September 25, 2003

Modern Etiquette

From the Incompetent Attorney:

Patent Pending: My cousin on my dad's side just got engaged. She's my age and we spent a lot of time together as kids. She's throwing a big engagement party this weekend and my dad has been saying that "we should all go." I sent her a check last weekend figuring that it was better than carrying the card into the party with me.

She called my Dad on Monday to say she got my check but I was not invited. She only invited my parents. She didn't invite me or my two brothers.

I thought, hey, that's cool. No big deal.

But then she cashed the check.

My mother was quite insulted that her children were not invited. My dad thinks his side of the family is angelic. He still wants to go to the party. I said to my mother "I don't think you should go. Show some solidarity."

My mom, ever the genius, said "Your father is making me go. So I'll just show up and eat all of their f***ing shrimp."

Posted by DeLong at September 25, 2003 05:13 PM | TrackBack

Comments

It's a long-standing tradition in my family for one child to make good with a dying elder member and then run off with the inheritance.

The shrimp doesn't sound so bad, actually...

Posted by: Saam Barrager on September 25, 2003 05:40 PM

One would have expected the parents to take a little more umbrage at the slight implied here than is on display ...

Posted by: Abiola Lapite on September 25, 2003 05:58 PM

I don't think you should eat shrimp when they are doing that.

Posted by: P.M.Lawrence on September 25, 2003 06:16 PM

Why not? That way the shrimp can die happy.

Posted by: Barry on September 25, 2003 06:59 PM

Well, whose name was on the invite, buckwheat? If your name wasn't on there, you weren't invited, and you had no obligation to send a present. Sheesh, you don't need a PhD to figure that out.

Posted by: Emily Post on September 25, 2003 07:18 PM

At first I thought it was some kind of analogy for Bush going to UN...

Posted by: DAvid Weman on September 26, 2003 12:03 AM

If the check wasn't a gift, why did you send it?
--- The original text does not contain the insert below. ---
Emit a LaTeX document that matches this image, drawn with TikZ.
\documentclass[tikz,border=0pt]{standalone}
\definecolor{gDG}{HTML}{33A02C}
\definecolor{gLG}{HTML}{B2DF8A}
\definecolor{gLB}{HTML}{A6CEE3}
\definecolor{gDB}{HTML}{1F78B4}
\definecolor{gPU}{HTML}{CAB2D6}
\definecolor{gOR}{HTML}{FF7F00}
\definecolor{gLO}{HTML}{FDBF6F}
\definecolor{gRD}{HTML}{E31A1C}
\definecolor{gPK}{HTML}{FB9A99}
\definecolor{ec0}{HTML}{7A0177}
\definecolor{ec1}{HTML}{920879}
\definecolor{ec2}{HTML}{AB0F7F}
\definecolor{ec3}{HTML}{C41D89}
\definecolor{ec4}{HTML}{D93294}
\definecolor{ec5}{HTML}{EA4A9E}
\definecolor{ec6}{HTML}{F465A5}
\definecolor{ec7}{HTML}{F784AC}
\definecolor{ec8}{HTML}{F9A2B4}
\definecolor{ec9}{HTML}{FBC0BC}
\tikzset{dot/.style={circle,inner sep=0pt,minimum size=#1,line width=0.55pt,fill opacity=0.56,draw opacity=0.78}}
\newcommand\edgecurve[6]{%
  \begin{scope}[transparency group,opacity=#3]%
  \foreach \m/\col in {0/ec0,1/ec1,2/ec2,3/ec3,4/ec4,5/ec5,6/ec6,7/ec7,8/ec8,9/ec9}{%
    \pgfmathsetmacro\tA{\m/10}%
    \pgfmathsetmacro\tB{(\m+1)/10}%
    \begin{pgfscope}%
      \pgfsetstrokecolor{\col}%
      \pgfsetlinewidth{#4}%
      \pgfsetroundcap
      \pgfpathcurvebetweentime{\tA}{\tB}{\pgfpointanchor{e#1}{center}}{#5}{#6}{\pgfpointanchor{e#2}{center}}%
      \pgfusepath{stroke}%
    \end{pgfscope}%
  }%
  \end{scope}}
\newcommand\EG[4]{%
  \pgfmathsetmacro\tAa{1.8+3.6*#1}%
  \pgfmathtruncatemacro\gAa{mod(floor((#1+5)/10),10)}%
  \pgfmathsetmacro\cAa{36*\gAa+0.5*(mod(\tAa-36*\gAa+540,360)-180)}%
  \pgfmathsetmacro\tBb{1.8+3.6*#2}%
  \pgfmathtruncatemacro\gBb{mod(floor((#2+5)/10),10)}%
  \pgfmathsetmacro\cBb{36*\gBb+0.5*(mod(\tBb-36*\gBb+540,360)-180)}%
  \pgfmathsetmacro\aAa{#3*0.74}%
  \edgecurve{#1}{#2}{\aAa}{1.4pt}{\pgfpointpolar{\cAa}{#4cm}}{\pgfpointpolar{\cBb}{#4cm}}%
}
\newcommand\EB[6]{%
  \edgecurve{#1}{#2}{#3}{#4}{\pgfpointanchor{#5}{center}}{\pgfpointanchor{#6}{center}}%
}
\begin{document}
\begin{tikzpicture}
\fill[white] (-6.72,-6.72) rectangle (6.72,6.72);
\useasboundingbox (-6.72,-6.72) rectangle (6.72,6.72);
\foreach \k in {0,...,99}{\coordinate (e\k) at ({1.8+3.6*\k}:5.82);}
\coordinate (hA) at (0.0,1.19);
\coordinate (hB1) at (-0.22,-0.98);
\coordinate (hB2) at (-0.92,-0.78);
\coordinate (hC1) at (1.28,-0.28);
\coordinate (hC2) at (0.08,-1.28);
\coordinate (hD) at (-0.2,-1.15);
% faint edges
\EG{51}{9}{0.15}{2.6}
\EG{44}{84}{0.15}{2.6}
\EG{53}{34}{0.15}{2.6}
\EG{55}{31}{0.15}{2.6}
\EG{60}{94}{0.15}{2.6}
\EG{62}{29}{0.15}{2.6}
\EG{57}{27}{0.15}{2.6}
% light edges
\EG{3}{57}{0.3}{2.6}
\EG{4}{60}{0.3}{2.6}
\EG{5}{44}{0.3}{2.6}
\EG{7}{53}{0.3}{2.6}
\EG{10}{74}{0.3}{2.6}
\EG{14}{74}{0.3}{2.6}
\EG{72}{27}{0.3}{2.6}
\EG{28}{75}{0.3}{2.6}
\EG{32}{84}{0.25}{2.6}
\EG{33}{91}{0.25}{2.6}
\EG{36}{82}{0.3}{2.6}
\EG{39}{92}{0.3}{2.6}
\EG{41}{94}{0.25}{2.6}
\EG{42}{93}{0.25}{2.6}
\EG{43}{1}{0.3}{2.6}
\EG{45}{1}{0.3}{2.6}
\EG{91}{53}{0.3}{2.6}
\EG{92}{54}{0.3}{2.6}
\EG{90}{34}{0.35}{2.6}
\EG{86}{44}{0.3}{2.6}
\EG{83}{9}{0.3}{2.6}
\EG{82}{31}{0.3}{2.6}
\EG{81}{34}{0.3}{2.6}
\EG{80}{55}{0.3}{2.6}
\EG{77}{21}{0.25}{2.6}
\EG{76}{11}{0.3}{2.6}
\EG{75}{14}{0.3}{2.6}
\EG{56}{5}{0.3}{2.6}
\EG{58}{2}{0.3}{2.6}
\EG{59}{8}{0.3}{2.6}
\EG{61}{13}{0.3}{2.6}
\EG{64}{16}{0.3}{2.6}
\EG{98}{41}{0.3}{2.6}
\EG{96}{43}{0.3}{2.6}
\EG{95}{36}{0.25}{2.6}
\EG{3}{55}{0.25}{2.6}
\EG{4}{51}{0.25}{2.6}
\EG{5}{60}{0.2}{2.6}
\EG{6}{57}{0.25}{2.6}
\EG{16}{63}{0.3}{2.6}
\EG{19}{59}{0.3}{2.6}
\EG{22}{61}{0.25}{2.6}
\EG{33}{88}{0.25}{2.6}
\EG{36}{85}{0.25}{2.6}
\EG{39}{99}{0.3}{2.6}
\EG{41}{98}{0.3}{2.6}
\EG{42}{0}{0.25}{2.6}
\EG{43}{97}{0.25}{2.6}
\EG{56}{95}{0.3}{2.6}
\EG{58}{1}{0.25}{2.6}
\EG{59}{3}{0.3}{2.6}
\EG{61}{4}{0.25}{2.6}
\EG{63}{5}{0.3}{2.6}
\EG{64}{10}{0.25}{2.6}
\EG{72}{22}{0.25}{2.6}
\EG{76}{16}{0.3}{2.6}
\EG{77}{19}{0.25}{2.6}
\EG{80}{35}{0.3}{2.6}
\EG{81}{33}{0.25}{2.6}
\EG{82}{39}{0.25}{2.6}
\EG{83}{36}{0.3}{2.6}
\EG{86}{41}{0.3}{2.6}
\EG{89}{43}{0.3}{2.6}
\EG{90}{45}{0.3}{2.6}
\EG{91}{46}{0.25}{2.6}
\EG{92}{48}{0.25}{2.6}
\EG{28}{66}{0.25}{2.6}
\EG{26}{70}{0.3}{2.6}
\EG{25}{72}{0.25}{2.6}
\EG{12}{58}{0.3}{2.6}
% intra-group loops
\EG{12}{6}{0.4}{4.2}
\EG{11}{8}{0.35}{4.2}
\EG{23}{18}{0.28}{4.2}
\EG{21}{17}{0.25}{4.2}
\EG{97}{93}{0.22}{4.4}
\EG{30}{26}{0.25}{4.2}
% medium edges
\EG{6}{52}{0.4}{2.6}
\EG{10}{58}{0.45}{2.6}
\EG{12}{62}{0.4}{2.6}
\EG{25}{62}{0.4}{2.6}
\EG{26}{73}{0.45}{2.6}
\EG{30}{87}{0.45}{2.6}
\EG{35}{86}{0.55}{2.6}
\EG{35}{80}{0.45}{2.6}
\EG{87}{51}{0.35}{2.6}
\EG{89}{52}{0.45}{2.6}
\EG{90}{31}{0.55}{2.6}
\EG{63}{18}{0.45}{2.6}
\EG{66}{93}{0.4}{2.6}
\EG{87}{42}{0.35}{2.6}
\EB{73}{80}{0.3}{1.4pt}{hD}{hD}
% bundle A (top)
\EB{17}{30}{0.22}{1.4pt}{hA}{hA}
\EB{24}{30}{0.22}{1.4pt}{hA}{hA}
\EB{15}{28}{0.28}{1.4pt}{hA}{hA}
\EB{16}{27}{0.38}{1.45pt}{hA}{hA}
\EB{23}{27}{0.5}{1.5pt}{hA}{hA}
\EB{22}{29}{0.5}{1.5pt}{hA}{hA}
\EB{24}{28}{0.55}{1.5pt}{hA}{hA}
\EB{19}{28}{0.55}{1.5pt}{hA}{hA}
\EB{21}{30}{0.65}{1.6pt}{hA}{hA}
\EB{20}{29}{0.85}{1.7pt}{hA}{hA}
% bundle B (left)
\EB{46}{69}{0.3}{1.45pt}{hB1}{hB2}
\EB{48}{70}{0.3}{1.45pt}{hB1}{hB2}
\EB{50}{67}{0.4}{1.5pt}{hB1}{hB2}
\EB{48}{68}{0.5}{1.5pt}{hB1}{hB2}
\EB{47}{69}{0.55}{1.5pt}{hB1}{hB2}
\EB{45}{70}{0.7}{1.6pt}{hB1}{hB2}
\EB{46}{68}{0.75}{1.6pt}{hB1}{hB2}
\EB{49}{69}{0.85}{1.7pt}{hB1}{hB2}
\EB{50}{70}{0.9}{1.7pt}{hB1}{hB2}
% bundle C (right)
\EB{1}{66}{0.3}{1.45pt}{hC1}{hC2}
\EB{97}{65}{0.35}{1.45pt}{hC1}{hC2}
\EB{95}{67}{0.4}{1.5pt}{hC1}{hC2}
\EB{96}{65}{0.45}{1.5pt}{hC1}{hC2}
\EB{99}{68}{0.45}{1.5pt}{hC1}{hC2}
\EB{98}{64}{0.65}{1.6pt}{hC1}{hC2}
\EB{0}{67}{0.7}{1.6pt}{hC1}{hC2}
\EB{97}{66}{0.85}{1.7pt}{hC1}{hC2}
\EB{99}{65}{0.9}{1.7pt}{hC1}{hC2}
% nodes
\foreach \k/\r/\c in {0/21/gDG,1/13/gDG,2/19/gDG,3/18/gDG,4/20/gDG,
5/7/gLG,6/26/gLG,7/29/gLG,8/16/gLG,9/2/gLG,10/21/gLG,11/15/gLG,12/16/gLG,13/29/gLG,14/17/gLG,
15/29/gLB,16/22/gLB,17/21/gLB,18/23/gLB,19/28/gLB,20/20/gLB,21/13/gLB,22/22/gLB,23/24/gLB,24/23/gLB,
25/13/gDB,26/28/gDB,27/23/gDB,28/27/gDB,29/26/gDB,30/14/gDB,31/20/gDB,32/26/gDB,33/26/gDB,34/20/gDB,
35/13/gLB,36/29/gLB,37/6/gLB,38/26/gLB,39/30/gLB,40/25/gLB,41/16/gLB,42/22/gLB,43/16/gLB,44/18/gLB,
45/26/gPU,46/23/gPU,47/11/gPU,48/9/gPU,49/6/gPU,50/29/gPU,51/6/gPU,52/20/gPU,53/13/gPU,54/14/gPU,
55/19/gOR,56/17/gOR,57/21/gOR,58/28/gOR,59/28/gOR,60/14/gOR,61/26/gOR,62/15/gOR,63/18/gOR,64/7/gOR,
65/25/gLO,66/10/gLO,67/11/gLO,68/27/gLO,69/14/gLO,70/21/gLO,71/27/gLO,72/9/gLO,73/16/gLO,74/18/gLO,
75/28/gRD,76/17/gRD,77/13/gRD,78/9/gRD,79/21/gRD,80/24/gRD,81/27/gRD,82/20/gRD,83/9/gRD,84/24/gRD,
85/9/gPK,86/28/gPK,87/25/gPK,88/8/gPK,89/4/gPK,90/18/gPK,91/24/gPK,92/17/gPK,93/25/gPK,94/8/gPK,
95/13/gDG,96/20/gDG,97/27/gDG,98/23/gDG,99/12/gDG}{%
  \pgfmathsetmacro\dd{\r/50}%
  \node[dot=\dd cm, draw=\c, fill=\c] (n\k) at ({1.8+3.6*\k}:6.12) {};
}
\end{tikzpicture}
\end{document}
Some cultures may believe otherwise, but the party is to celebrate your cousin's engagement. If there isn't enough room, there isn't enough room. Either way it isn't a slight unless your family makes it one your culture and space considerations don't matter... Be happy for your cousin and forget it. Life is too short to sweat the little stuff.
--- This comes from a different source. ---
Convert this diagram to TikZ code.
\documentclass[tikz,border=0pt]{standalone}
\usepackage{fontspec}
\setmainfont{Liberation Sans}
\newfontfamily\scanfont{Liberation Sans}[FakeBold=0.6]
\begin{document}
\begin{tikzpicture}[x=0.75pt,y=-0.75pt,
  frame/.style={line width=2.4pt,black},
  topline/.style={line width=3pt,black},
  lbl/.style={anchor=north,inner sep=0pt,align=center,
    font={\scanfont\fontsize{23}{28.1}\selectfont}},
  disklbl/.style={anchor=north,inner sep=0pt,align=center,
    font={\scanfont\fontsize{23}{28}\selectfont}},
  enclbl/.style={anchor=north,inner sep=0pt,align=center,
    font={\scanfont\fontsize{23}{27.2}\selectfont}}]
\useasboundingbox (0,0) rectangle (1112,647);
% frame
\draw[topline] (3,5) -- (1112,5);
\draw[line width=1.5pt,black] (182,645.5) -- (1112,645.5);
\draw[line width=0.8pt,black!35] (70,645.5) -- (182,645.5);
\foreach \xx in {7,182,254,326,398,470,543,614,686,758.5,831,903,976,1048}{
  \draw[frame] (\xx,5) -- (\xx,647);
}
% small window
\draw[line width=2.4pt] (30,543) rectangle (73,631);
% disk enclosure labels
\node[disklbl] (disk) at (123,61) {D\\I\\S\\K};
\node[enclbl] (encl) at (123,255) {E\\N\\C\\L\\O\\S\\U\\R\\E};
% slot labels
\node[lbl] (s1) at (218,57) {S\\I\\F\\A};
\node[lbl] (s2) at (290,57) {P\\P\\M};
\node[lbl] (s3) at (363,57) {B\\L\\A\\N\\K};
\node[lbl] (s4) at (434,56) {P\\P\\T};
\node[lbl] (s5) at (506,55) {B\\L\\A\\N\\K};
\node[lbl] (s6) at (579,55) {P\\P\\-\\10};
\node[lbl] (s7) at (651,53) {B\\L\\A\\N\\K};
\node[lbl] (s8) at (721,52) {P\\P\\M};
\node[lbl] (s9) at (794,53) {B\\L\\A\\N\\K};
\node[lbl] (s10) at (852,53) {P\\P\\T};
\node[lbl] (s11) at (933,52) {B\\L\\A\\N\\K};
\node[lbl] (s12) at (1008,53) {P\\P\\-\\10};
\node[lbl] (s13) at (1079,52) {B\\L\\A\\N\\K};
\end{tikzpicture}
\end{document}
Posted by: Stan on September 26, 2003 05:47 AM

This is a tremendous slight to you, your family
before you, and your family after you. You
should take them to small claims court to get
your money back. You should never talk to them
again. None of your family should talk to them
again. Their inconsideration should be the topic
of family gossip for years to come. You should
twist your insides in hate and the mention of
their name. You should use your resoures and
influence to cause the ruin of their lives.
You should never let up. You should never forgive.
You should never forget.

Afterall, this strategy has worked well in the
mid-east for many thousands of years now.

Posted by: mr. hatfield on September 26, 2003 07:57 AM

No one should ever get married. Only trouble comes from it. See what I mean?

Posted by: Zizka on September 26, 2003 08:50 AM

mmmmmmm...shrimp

Posted by: K on September 26, 2003 12:01 PM

"mmmmmmm...shrimp"

Posted by: anne on September 26, 2003 12:30 PM

The holidays will be here soon. This little story gave me pre-traumatic stress disorder.

Posted by: J rossi on September 26, 2003 02:17 PM

What? She should have cashed the check after the party?